The primary key should contain one attribute. It doesn’t mean that we can’t create the composite primary key in the table to satisfy it for the 2NF. Yes, we can create the composite primary key but make sure that all the non-key attributes are fully dependent upon both composite primary key.

Stud_Id --> Name, Dept, MonFee
Stud_Id, CRSNo --> CRSDT

This kind of dependency on the table makes the problem and here we’re not satisfying the 2NF. But if the scenario is,

Stud_Id, CRSNo --> Name, Dept, MonFee, CRSDT

Now it is ok because every non-key attribute is fully functionally dependent on the full set of primary key.

Now let’s make our Student relation satisfy for the 2NF. So what will we do?

All the partially dependent attributes should be removed and place in another relation. So,

Student1(Stud_Id, Name, Dept, MonFee)

Stud_Id	Name	Dept	MonFee
100	Ahmad	Marketing	1000
100	Ahmad	Marketing	1000
140	Nazir	Accounting	1200
110	Hamid	Info. System	1100
110	Hamid	Info. System	1100
190	Rashid	Finance	1200
150	Hussain	Marketing	1000
150	Hussain	Marketing	1000

Student1

Course(Stud_Id, CRSNo, CRSDT)

Stud_Id	CRSNo	CRSDT
100	SPSS	19/06/96
100	SURVEYS	10/07/96
140	TAXACCT	12/08/97
110	SPSS	14/07/96
110	COBOL	22/07/96
190	INVESTMENT	20/07/96
150	SPSS	19/06/98
150	SYSANAL	20/07/98

Course

And in the Course relation, we’re making the 2 attributes as a primary key. And our problem is solved. Now the table is in the 2NF.

Transitive Dependency and what problems occur due to Transitive Dependency?

A transitive dependency is a type of functional dependency between 2 or more non-key attributes. It exists if a non-key attribute depends upon any other non-key attribute. It means the value of a non-key attribute can be obtained by knowing the value of another non-key attribute.

CUSTNO	NAME	SALESMAN	REGION
10	Ahsan	Ahmad	South
20	Babar	Bashir	West
30	Chauhan	Ahmad	South
40	Daood	Khalid	East
50	Ehtasham	Bashir	West
60	Farooq	Munir	North

Sales

The above relation contains the following functional dependencies,

CUSTNO --> NAME, SALESMAN
SALESMAN --> REGION

The above relation fulfills the 2NF because the primary key consists of a single attribute. A transitive dependency exists in the relation. The REGION is functionally dependent on SALESMAN and SALESMAN is functionally dependent on CUSTNO. It means that REGION is transitive dependent on CUSTNO.

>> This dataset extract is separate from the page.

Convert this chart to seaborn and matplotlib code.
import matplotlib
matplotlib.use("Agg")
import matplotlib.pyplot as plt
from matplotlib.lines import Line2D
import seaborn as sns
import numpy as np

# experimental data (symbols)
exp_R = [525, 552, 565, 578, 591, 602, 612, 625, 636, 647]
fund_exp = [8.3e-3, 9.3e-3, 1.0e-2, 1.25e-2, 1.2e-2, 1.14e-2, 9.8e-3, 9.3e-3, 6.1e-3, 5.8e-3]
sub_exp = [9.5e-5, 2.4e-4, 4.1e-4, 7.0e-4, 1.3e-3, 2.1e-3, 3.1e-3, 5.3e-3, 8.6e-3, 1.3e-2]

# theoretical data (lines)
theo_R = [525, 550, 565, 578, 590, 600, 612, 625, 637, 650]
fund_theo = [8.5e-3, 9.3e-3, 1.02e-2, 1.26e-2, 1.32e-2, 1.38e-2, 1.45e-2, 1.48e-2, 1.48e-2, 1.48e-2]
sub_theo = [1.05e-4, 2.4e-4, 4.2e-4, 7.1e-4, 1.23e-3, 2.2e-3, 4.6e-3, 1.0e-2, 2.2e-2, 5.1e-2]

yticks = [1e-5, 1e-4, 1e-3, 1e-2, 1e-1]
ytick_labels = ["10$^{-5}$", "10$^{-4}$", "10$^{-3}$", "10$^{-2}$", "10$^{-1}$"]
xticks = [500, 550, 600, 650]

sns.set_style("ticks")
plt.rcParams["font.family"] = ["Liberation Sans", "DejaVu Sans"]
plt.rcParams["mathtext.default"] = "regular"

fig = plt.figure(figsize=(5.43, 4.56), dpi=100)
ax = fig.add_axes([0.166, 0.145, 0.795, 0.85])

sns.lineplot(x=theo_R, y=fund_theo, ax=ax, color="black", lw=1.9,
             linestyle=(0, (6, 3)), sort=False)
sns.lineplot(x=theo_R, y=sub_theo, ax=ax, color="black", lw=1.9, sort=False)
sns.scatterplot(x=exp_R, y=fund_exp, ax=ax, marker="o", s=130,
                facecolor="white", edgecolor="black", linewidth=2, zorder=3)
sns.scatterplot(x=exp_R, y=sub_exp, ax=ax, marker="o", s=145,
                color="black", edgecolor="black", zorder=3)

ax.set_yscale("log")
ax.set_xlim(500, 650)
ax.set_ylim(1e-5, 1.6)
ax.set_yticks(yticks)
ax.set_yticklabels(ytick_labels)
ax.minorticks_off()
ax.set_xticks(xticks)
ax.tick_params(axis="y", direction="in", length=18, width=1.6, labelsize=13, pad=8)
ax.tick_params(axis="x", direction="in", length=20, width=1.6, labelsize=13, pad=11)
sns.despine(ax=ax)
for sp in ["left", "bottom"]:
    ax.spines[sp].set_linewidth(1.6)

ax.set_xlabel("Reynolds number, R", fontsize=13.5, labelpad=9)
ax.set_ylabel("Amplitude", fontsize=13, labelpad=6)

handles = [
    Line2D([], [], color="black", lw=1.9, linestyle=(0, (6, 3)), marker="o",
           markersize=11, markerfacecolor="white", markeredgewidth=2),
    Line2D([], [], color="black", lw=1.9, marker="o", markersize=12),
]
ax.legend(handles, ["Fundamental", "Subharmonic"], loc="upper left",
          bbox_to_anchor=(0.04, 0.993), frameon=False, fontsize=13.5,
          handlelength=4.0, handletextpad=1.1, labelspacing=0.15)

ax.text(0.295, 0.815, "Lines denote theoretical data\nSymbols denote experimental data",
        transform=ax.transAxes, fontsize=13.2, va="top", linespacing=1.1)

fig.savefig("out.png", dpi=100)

The transitive dependency creates the following anomalies.

Insertion Anomaly

The insertion anomaly occurs when a new record is inserted in the relation. Suppose a new salesman “Abid” joins the company and is assigned to North region. The record of the new salesman cannot be entered until a customer is also assigned to him because the primary key of the relation is CUSTNO.

Deletion Anomaly

The deletion anomaly occurs when a record is deleted from the relation. Suppose the record of CUSTNO 40 is to be deleted. It will also delete the information of the salesman “Khalid” who is assigned to East.

Third Normal Form

The relation is in the 3NF if it is in the 2NF and no transitive dependency exists. The transitive dependency is an important factor in normalization. A relation is not in 3NF if the value of non-key attributes can be obtained by knowing the value of another non-key attribute.

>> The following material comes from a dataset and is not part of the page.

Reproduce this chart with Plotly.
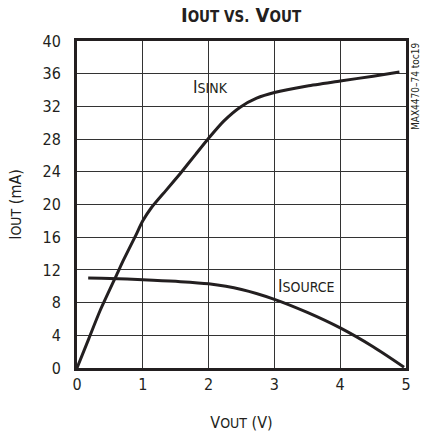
import plotly.graph_objects as go

# ISINK curve
sink_v = [0.0, 0.18, 0.35, 0.62, 0.70, 0.88, 1.0, 1.13, 1.35, 1.57, 1.8, 2.0, 2.23, 2.48, 2.73, 3.0, 3.5, 4.0, 4.5, 4.9]
sink_i = [0.0, 3.6, 7.0, 11.7, 13.1, 16.0, 18.0, 19.6, 21.7, 23.8, 26.1, 28.1, 30.2, 31.9, 33.0, 33.7, 34.5, 35.1, 35.7, 36.2]

# ISOURCE curve
source_v = [0.17, 0.5, 1.0, 1.5, 2.0, 2.5, 3.0, 3.5, 4.0, 4.5, 4.97]
source_i = [11.0, 10.95, 10.8, 10.6, 10.3, 9.6, 8.4, 6.8, 4.9, 2.6, 0.1]

x_ticks = [0, 1, 2, 3, 4, 5]
y_ticks = [0, 4, 8, 12, 16, 20, 24, 28, 32, 36, 40]

FONT = "DejaVu Sans Condensed, Liberation Sans Narrow, Liberation Sans, sans-serif"
INK = "#231f20"

fig = go.Figure()
fig.add_trace(go.Scatter(x=sink_v, y=sink_i, mode="lines",
                         line=dict(color=INK, width=3, shape="spline", smoothing=0.6),
                         showlegend=False, hoverinfo="skip"))
fig.add_trace(go.Scatter(x=source_v, y=source_i, mode="lines",
                         line=dict(color=INK, width=3, shape="spline", smoothing=0.8),
                         showlegend=False, hoverinfo="skip"))

fig.add_annotation(x=2.03, y=34.4, xref="x", yref="y", showarrow=False,
                   text="I<span style='font-size:14px'>SINK</span>",
                   font=dict(family=FONT, size=17, color=INK))
fig.add_annotation(x=3.48, y=10.0, xref="x", yref="y", showarrow=False,
                   text="I<span style='font-size:14px'>SOURCE</span>",
                   font=dict(family=FONT, size=17, color=INK))
fig.add_annotation(x=1.0, y=1.0, xref="paper", yref="paper", xshift=2,
                   xanchor="left", yanchor="top", showarrow=False, textangle=-90,
                   text="MAX4470–74 toc19",
                   font=dict(family=FONT, size=10, color=INK))

fig.update_layout(
    width=421, height=434,
    margin=dict(l=77, r=15, t=41, b=66),
    paper_bgcolor="white", plot_bgcolor="white",
    font=dict(family=FONT, size=16, color=INK),
    title=dict(text="<b>I<span style='font-size:15px'>OUT VS.</span> V<span style='font-size:15px'>OUT</span></b>",
               x=0.5725, xanchor="center", y=0.965, yanchor="middle",
               font=dict(family=FONT, size=20, color=INK)),
    xaxis=dict(range=[0, 5], tickvals=x_ticks, ticks="", showgrid=True,
               gridcolor="#333333", gridwidth=1, showline=True, linecolor=INK,
               linewidth=3, mirror=True, zeroline=False, automargin=False,
               title=dict(text="V<span style='font-size:14px'>OUT</span> (V)", standoff=24,
                          font=dict(family=FONT, size=16, color=INK)),
               tickfont=dict(family=FONT, size=16, color=INK)),
    yaxis=dict(range=[0, 40], tickvals=y_ticks, ticks="", showgrid=True,
               gridcolor="#333333", gridwidth=1, showline=True, linecolor=INK,
               linewidth=3, mirror=True, zeroline=False, ticklabelstandoff=10,
               automargin=False,
               title=dict(text="I<span style='font-size:14px'>OUT</span> (mA)", standoff=17,
                          font=dict(family=FONT, size=16, color=INK)),
               tickfont=dict(family=FONT, size=16, color=INK)),
)

fig.write_html("out.html", config={"displayModeBar": False},
               post_script="document.body.style.margin='0';document.body.style.overflow='hidden';")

Removing Transitive Dependency

Any transitive dependencies are removed to convert a relation from 2NF to 3NF. The above anomalies occur due to transitive dependency. The transitive dependency can be removed by decomposing the above relation into two relations as follows:

CUSTNO	NAME	SALESMAN
10	Ahsan	Ahmad
20	Babar	Bashir
30	Chauhan	Ahmad
40	Daood	Khalid
50	Ehtasham	Bashir
60	Farooq	Munir

Sales1

SALESMAN	REGION
Ahmad	South
Bashir	West
Khalid	East
Munir	North

Salesman

Sales1 (CUSTNO, NAME, SALESMAN)

Salesman (SALESMAN, REGION)

Both relations are now in 3NF. There is no transitive dependency in these relations. The above-mentioned anomalies have also been removed. The determinant attribute in transitive dependency becomes the primary key in Salesman relation.

Conclusion

Up to 3NF our database is actually ready for the OLTP databases. And if we go further then obviously we’ll need to break the table into sub-tables. And that is not good, because we need to create a lot of joins to get the data and our queries will become complex. So most of the time you’ll see normal forms at 3 level.